• _PROBLEM DESCRIPTION_: Using the records that follow, reproduce exactly the lines starting at the line containing "Emit a Python" and ending at the line containing "exp_marks = list(range(len(exp_x)))". Include both end lines and no pictures.

Excerpt from a dataset
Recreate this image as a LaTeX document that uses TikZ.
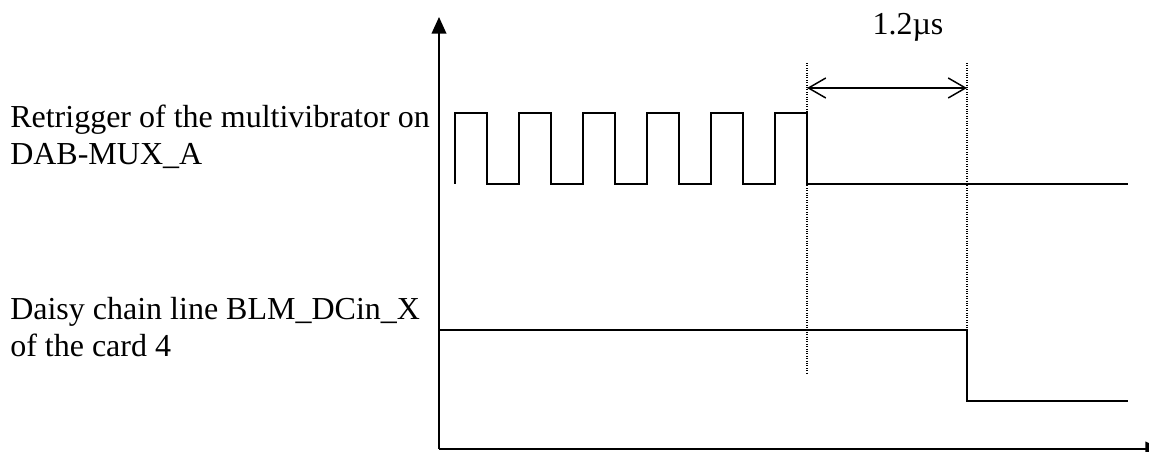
\documentclass[tikz,border=0pt]{standalone}
\usepackage{fontspec}
\setmainfont{Liberation Serif}
\usetikzlibrary{arrows.meta}

\begin{document}
\begin{tikzpicture}[x=0.75pt,y=-0.75pt,>={Triangle[length=12.5pt,width=11pt]},
  sig/.style={line width=1.4pt,line join=miter},
  guide/.style={densely dotted,line width=0.8pt},
  lbl/.style={anchor=base west,align=left,inner sep=0pt,font=\fontsize{24}{27.75}\selectfont}]
  \useasboundingbox (0,0) rectangle (1149,452);
  % axes
  \coordinate (o) at (439,449);
  \draw[->,line width=1.3pt] (o) -- (439,17);
  \draw[->,line width=1.3pt] (o) -- (1162,449);
  % labels (base = last line)
  \node[lbl] (retrig) at (10,165) {Retrigger of the multivibrator on\\DAB-MUX\_A};
  \node[lbl] (daisy) at (10,356) {Daisy chain line BLM\_DCin\_X\\of the card 4};
  % retrigger pulses
  \draw[sig] (455,184)
    \foreach \i in {0,...,5} {
      -- ++(0,-71) -- ++(32,0) -- ++(0,71) -- ++(32,0)
    };
  \draw[sig] (807,184) -- (1128,184);
  % daisy chain line
  \draw[sig] (439,330) -- (967,330) -- (967,401) -- (1128,401);
  % timing guides
  \coordinate (t0) at (807,88);
  \coordinate (t1) at (967,88);
  \draw[guide] (807,63) -- (807,374);
  \draw[guide] (967,63) -- (967,330);
  \draw[{Straight Barb[length=13pt,width=15pt]}-{Straight Barb[length=13pt,width=15pt]},line width=1.1pt] (t0) -- (t1);
  \node[anchor=base,inner sep=0pt,font=\fontsize{24}{28}\selectfont] (dt) at (908,35) {1.2µs};
\end{tikzpicture}
\end{document}
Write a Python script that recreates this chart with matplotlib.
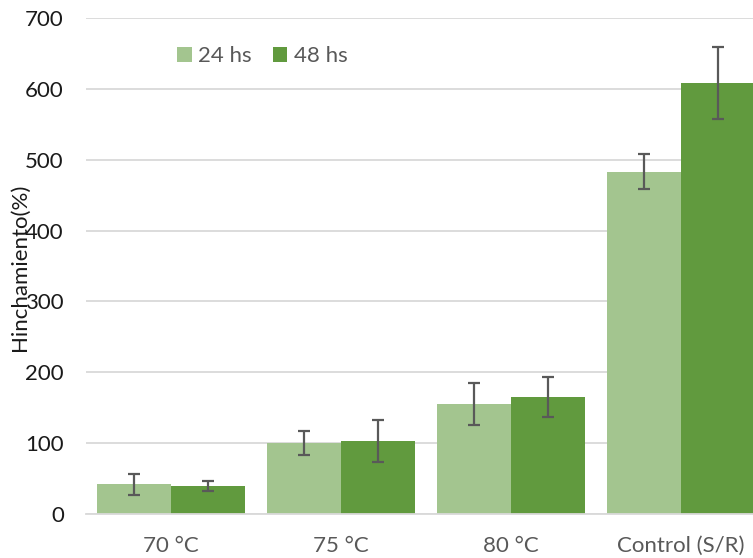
import matplotlib
matplotlib.use("Agg")
import matplotlib.pyplot as plt
import numpy as np

categories = ["70 °C", "75 °C", "80 °C", "Control (S/R)"]
series_names = ["24 hs", "48 hs"]
vals_24 = [42, 100, 155, 483]
err_24 = [15, 17, 30, 25]
vals_48 = [39, 103, 165, 608]
err_48 = [7, 30, 28, 51]
yticks = [0, 100, 200, 300, 400, 500, 600, 700]

c24 = "#a3c58f"
c48 = "#619a3e"
ecol = "#595959"

plt.rcParams['font.family'] = ['Lato', 'DejaVu Sans']

fig = plt.figure(figsize=(7.53, 5.58), dpi=100)
ax = fig.add_axes([86/753, 44/558, 680/753, 496/558])

x = np.arange(len(categories))
w = 0.435
ekw = dict(ecolor=ecol, elinewidth=1.6, capsize=4.5, capthick=1.6)
ax.bar(x - w/2, vals_24, w, color=c24, label=series_names[0], yerr=err_24, error_kw=ekw, zorder=2)
ax.bar(x + w/2, vals_48, w, color=c48, label=series_names[1], yerr=err_48, error_kw=ekw, zorder=2)

ax.set_xlim(-0.5, len(categories) - 0.5)
ax.set_ylim(0, 700)
ax.set_yticks(yticks)
ax.set_xticks(x)
ax.set_xticklabels(categories)
ax.grid(axis='y', color='#d9d9d9', linewidth=1.3, zorder=0)
ax.set_axisbelow(True)
for s in ['top', 'right', 'left']:
    ax.spines[s].set_visible(False)
ax.spines['bottom'].set_color('#d9d9d9')
ax.spines['bottom'].set_linewidth(1.3)
ax.tick_params(axis='both', length=0)
ax.tick_params(axis='y', labelsize=16, labelcolor='#1a1a1a', pad=16)
ax.tick_params(axis='x', labelsize=16, labelcolor='#595959', pad=16)

ax.set_ylabel("Hinchamiento(%)", fontsize=16, color='#1a1a1a')
ax.yaxis.set_label_coords(-0.097, 0.497)
ax.yaxis.label.set_va('center')

leg = ax.legend(loc='center left', bbox_to_anchor=(0.134, 0.923), ncol=2, frameon=False,
                fontsize=16, handlelength=0.65, handleheight=0.65, handletextpad=0.3,
                columnspacing=0.95, borderpad=0, borderaxespad=0)
for t in leg.get_texts():
    t.set_color('#595959')

fig.savefig("out.png", dpi=100)
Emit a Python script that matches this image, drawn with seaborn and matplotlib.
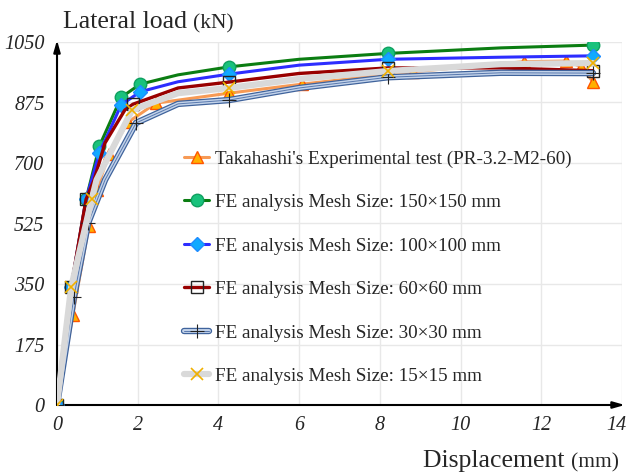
import matplotlib
matplotlib.use("Agg")
import matplotlib.pyplot as plt
import matplotlib.patheffects as pe
import matplotlib.transforms as mtrans
from matplotlib.lines import Line2D
import seaborn as sns

# values (displacement mm, lateral load kN)
exp_x = [0, 0.39, 0.79, 0.98, 1.29, 1.76, 2.45, 4.26, 6.06, 8.82, 11.57, 12.61, 12.98, 13.28]
exp_y = [0, 260, 518, 622, 726, 818, 873, 902, 928, 964, 993, 995, 979, 935]
exp_marks = list(range(len(exp_x)))

m150_x = [0, 0.35, 0.72, 1.05, 1.59, 2.06, 3.0, 4.26, 6.0, 8.2, 11.0, 13.28]
m150_y = [0, 340, 595, 749, 890, 928, 955, 978, 1000, 1017, 1033, 1041]
m150_marks = [0, 1, 2, 3, 4, 5, 7, 9, 11]

m100_x = [0, 0.35, 0.72, 1.05, 1.59, 2.06, 3.0, 4.26, 6.0, 8.2, 11.0, 13.28]
m100_y = [0, 340, 595, 729, 868, 906, 935, 957, 983, 1000, 1006, 1010]
m100_marks = [0, 1, 2, 3, 4, 5, 7, 9, 11]

m60_x = [0, 0.35, 0.72, 0.92, 1.19, 1.68, 1.88, 3.0, 4.26, 6.0, 8.2, 11.0, 13.28]
m60_y = [0, 340, 595, 651, 758, 853, 870, 917, 934, 959, 975, 975, 967]
m60_marks = [0, 1, 2, 6, 8, 10, 12]

m30_x = [0, 0.42, 0.77, 1.19, 1.96, 3.0, 4.26, 6.0, 8.2, 11.0, 13.28]
m30_y = [0, 313, 526, 651, 816, 871, 882, 917, 948, 961, 960]
m30_marks = [0, 1, 2, 4, 6, 8, 10]

m15_x = [0, 0.35, 0.86, 0.98, 1.86, 3.0, 4.26, 6.0, 8.2, 11.0, 13.28]
m15_y = [0, 340, 595, 651, 853, 902, 917, 943, 966, 986, 989]
m15_marks = [0, 1, 2, 4, 6, 8, 10]

labels = [
    "Takahashi's Experimental test (PR-3.2-M2-60)",
    "FE analysis Mesh Size: 150\u00d7150 mm",
    "FE analysis Mesh Size: 100\u00d7100 mm",
    "FE analysis Mesh Size: 60\u00d760 mm",
    "FE analysis Mesh Size: 30\u00d730 mm",
    "FE analysis Mesh Size: 15\u00d715 mm",
]
x_ticks = [0, 2, 4, 6, 8, 10, 12, 14]
y_ticks = [0, 175, 350, 525, 700, 875, 1050]

sns.set_style("white")
plt.rcParams["font.family"] = ["Liberation Serif", "DejaVu Serif"]

fig = plt.figure(figsize=(6.27, 4.73), dpi=100)
ax = fig.add_axes([57 / 627, 68 / 473, 565 / 627, 363 / 473])

# the 30x30 curve is drawn as a hollow light-blue tube with dark edges
navy_fx = [pe.Stroke(linewidth=4.6, foreground="#3f639c"),
           pe.Stroke(linewidth=2.8, foreground="#c3d3ea"),
           pe.Normal()]

line_styles = [
    dict(color="#f79a55", lw=2.2),
    dict(color="#0b7d12", lw=2.2),
    dict(color="#2d2dff", lw=2.2),
    dict(color="#990000", lw=2.4),
    dict(color="#5878ad", lw=0.7, path_effects=navy_fx),
    dict(color="#d9d9d9", lw=4.5),
]
mark_styles = [
    dict(marker="^", markersize=9, markerfacecolor="#ffb000",
         markeredgecolor="#ff5500", markeredgewidth=1),
    dict(marker="o", markersize=9, markerfacecolor="#19c27c",
         markeredgecolor="#0fa060", markeredgewidth=1),
    dict(marker="D", markersize=7, markerfacecolor="#10aaff",
         markeredgecolor="#1e8cff", markeredgewidth=1),
    dict(marker="s", markersize=8, markerfacecolor="none",
         markeredgecolor="#222222", markeredgewidth=1),
    dict(marker="+", markersize=10, markerfacecolor="none",
         markeredgecolor="#222222", markeredgewidth=0.8),
    dict(marker="x", markersize=8, markerfacecolor="none",
         markeredgecolor="#f0b000", markeredgewidth=1.2),
]

series = [
    (exp_x, exp_y, exp_marks),
    (m150_x, m150_y, m150_marks),
    (m100_x, m100_y, m100_marks),
    (m60_x, m60_y, m60_marks),
    (m30_x, m30_y, m30_marks),
    (m15_x, m15_y, m15_marks),
]

# draw order: fine meshes underneath, experiment on top
for i in [4, 5, 3, 2, 1, 0]:
    xs, ys, marks = series[i]
    z = 3 + i * 0.1
    sns.lineplot(x=xs, y=ys, ax=ax, zorder=z, **line_styles[i])
    sns.lineplot(x=xs, y=ys, ax=ax, markevery=marks, linestyle="none",
                 color=line_styles[i]["color"], zorder=z + 0.05, **mark_styles[i])

ax.set_xlim(0, 14)
ax.set_ylim(0, 1050)
ax.set_xticks(x_ticks)
ax.set_yticks(y_ticks)
ax.set_xticklabels([str(t) for t in x_ticks])
ax.set_yticklabels([str(t) for t in y_ticks])
ax.tick_params(axis="x", length=0, pad=8)
ax.tick_params(axis="y", length=0, pad=9)
for lab in ax.get_xticklabels() + ax.get_yticklabels():
    lab.set_fontstyle("italic")
    lab.set_fontsize(14.5)
# keep the "14" at the right edge inside the figure
last = ax.get_xticklabels()[-1]
last.set_transform(last.get_transform() + mtrans.ScaledTranslation(-6 / 100, 0, fig.dpi_scale_trans))
ax.grid(True, color="#e8e8e8", lw=1)
for s in ax.spines.values():
    s.set_visible(False)

arrow = dict(arrowstyle="-|>,head_length=0.7,head_width=0.2", color="black", lw=1.5,
             shrinkA=0, shrinkB=0)
ax.annotate("", xy=(0, 1.005), xytext=(0, 0), xycoords="axes fraction",
            arrowprops=arrow, annotation_clip=False)
ax.annotate("", xy=(1.005, 0), xytext=(0, 0), xycoords="axes fraction",
            arrowprops=arrow, annotation_clip=False)

t1 = fig.text(63 / 627, 1 - 28 / 473, "Lateral load ", fontsize=18.5, va="baseline")
ax.annotate("(kN)", xy=(1, 0), xycoords=t1, fontsize=15.5, va="bottom")
t2 = fig.text(423 / 627, 1 - 467 / 473, "Displacement ", fontsize=18.5, va="baseline")
ax.annotate("(mm)", xy=(1, 0), xycoords=t2, fontsize=15.5, va="bottom")

handles = [(Line2D([0], [0], **line_styles[i]), Line2D([0], [0], linestyle="none", **mark_styles[i]))
           for i in range(6)]
ax.legend(handles, labels, loc="upper left", bbox_to_anchor=(0.225, 0.702),
          frameon=False, fontsize=13.8, handlelength=1.3, handletextpad=0.3,
          labelspacing=1.36, borderpad=0, borderaxespad=0)

fig.savefig("out.png", dpi=100)
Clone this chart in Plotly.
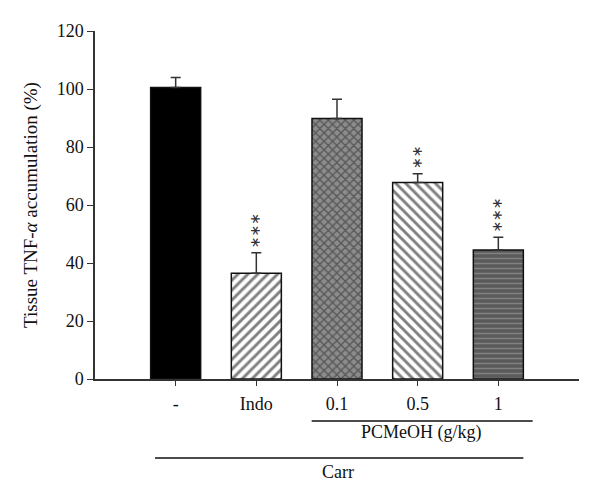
import plotly.graph_objects as go

categories = ["-", "Indo", "0.1", "0.5", "1"]
values = [100.5, 36.5, 89.8, 67.8, 44.5]
errors = [3.5, 7.0, 6.7, 3.0, 4.4]
stars = ["", "***", "", "**", "***"]
y_ticks = [0, 20, 40, 60, 80, 100, 120]

x = list(range(len(categories)))
FONT = "Liberation Serif"
PX_PER_UNIT = 348 / 120.0

patterns = [
    dict(shape="", bgcolor="black"),
    dict(shape="/", fgcolor="black", bgcolor="white", size=7, solidity=0.42),
    dict(shape="x", fgcolor="#222", bgcolor="#8c8c8c", size=6, solidity=0.4),
    dict(shape="\\", fgcolor="black", bgcolor="white", size=7, solidity=0.42),
    dict(shape="-", fgcolor="#a8a8a8", bgcolor="#5a5a5a", size=5, solidity=0.3),
]
fills = ["black", "white", "#8c8c8c", "white", "#5a5a5a"]

fig = go.Figure()
for i in x:
    fig.add_trace(go.Bar(
        x=[i], y=[values[i]], width=0.62,
        marker=dict(color=fills[i], pattern=patterns[i],
                    line=dict(color="#111", width=1.5)),
        error_y=dict(type="data", array=[errors[i]], arrayminus=[0],
                     symmetric=False, color="#333", thickness=1.5, width=5),
        showlegend=False,
    ))

annotations = []
for i in x:
    n = len(stars[i])
    if n == 0:
        continue
    # stack of asterisks, written as one rotated string
    center_px = 10.5 + (n - 1) * 11.7 / 2.0
    annotations.append(dict(
        x=i, y=values[i] + errors[i] + center_px / PX_PER_UNIT,
        xref="x", yref="y", text="\u2217" * n, showarrow=False, textangle=90,
        font=dict(family="DejaVu Sans", size=14, color="#333"),
        xanchor="center", yanchor="middle",
    ))

# group labels below the axis
annotations.append(dict(x=3.05, y=-0.155, xref="x", yref="paper", text="PCMeOH (g/kg)",
                        showarrow=False, yanchor="middle",
                        font=dict(family=FONT, size=18, color="#111")))
annotations.append(dict(x=2.01, y=-0.267, xref="x", yref="paper", text="Carr",
                        showarrow=False, yanchor="middle",
                        font=dict(family=FONT, size=18, color="#111")))

shapes = [
    dict(type="line", xref="x", yref="paper", x0=1.686, x1=4.426, y0=-0.1207, y1=-0.1207,
         line=dict(color="#111", width=1.5)),
    dict(type="line", xref="x", yref="paper", x0=-0.256, x1=4.31, y0=-0.227, y1=-0.227,
         line=dict(color="#111", width=1.5)),
]

fig.update_layout(
    width=600, height=504,
    margin=dict(l=87, r=29, t=23, b=133),
    plot_bgcolor="white", paper_bgcolor="white",
    font=dict(family=FONT, size=18, color="#111"),
    bargap=0.38,
    annotations=annotations,
    shapes=shapes,
    xaxis=dict(range=[-1, 5], tickmode="array", tickvals=x, ticktext=categories,
               showline=True, linecolor="#333", linewidth=1.5, ticks="outside",
               ticklen=5, tickcolor="#333", tickwidth=1.2, showgrid=False, zeroline=False,
               ticklabelstandoff=3,
               tickfont=dict(family=FONT, size=18, color="#111")),
    yaxis=dict(range=[0, 120], tickmode="array", tickvals=y_ticks,
               showline=True, linecolor="#333", linewidth=1.5, ticks="outside",
               ticklen=6, tickcolor="#333", tickwidth=1.2, showgrid=False, zeroline=False,
               tickfont=dict(family=FONT, size=18, color="#111"),
               title=dict(text="Tissue TNF-<i>α</i> accumulation (%)", standoff=14,
                          font=dict(family=FONT, size=19, color="#111"))),
)

fig.write_html("out.html")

• _TASK RESPONSE_:
Emit a Python script that matches this image, drawn with seaborn and matplotlib.
import matplotlib
matplotlib.use("Agg")
import matplotlib.pyplot as plt
import matplotlib.patheffects as pe
import matplotlib.transforms as mtrans
from matplotlib.lines import Line2D
import seaborn as sns

# values (displacement mm, lateral load kN)
exp_x = [0, 0.39, 0.79, 0.98, 1.29, 1.76, 2.45, 4.26, 6.06, 8.82, 11.57, 12.61, 12.98, 13.28]
exp_y = [0, 260, 518, 622, 726, 818, 873, 902, 928, 964, 993, 995, 979, 935]
exp_marks = list(range(len(exp_x)))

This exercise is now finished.